Gold ETFs - Gold Exchange Traded Funds (ETFs) have become quite popular in the last couple of years with a number of Mutual Fund companies in India launching this Exchange Trades Funds. In fact Gold ETFs are the most popular asset ETFs in India currently. The asset size of these ETFs has increased sharply with the increasing popularity of gold as an investment option. Gold ETF are like stocks listed on the stock exchanges any one can buy and sell these ETF just like shares.

Advantages of Investing in Gold ETF

  1. Purchases can be made in small denominations: An investor can purchase gold ETFs in small denominations. For example, one gold ETF unit represents one gram of gold, some funds its half gram (eg. Quantum Gold Fund). Therefore, an investor can even buy small amount of units at a time and then accumulate more units over time to shore up his investment.
  2. No worries about quality: When buying a gold bar or gold coin, a buyer has to make sure he buys it from a trustworthy source, lest he gets saddled with gold of lesser purity. There have been instances when one has paid for a 24K/10 gram gold coin and has got a lesser quality coins. This cannot happen in the case of a Gold ETF as an investor does not need to take physical delivery of the gold.
  3. Convenient resale: Since Gold ETFs are listed and traded on the exchange like other company shares, an investor can buy or sell units easily anytime during market hours. Try comparing this with the headache of selling a gold bar, coin or jewelery. An investor always tends to lose some amount towards making charges plus other deductions in case of jewelery and banks do not buy back gold coins, even when purchased from them.
  4. Hassle-free storage: In case of Gold ETFs, there is no hassle of storage as it is in demat form. In case of gold bars, coins or jewelry, one may have to hire a bank locker, which again comes at a considerable cost.

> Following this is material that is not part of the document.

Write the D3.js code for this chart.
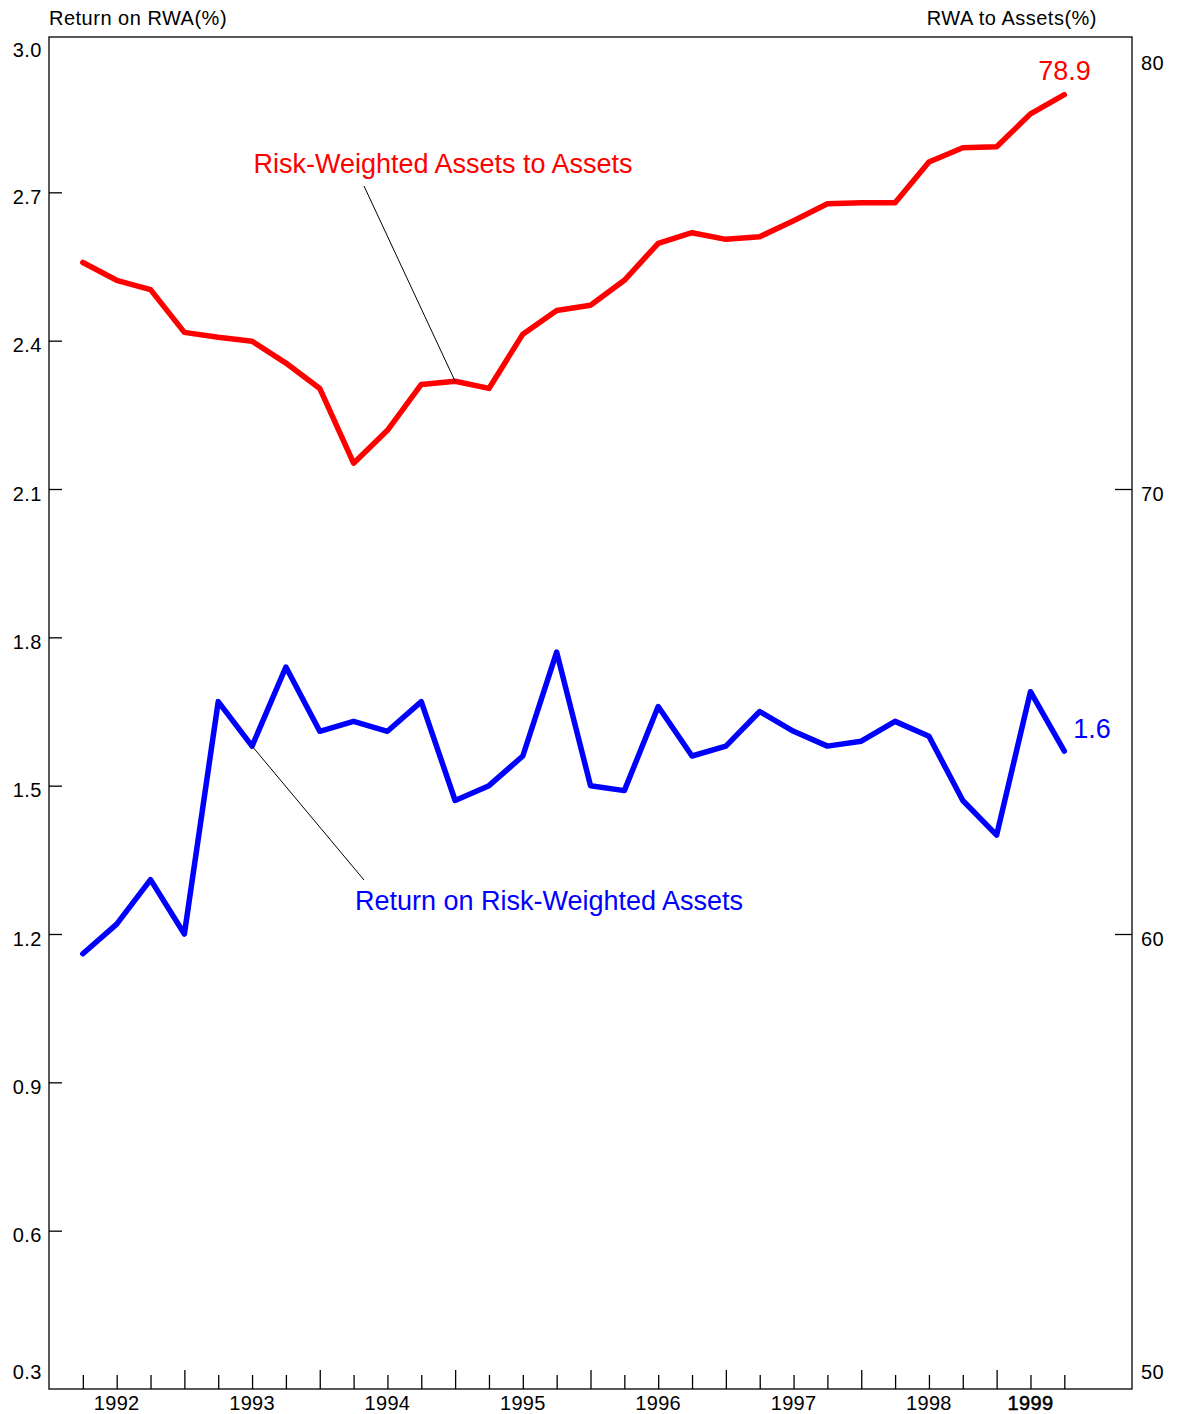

  5. Taxation Advantage: Physical gold needs to be held for three years or more to be eligible for long-term capital gains. If physical gold is sold before the stipulated period of three years then short-term capital gains tax will be applicable (the gain will be added to his/her total income). Comparatively, if Gold ETFs are held for less than a year, then the gains fall under short term capital gains. This means, that gains are clubbed with the overall income of the investor and depending on the tax slab he/she falls in, taxes will be applicable. Further, if the Gold ETF units are held for over 12 months; then the gains are classified as long term capital gains tax, where the investor will pay either 10% on the gain (profit) without indexation or 20% with indexation, whichever is lower.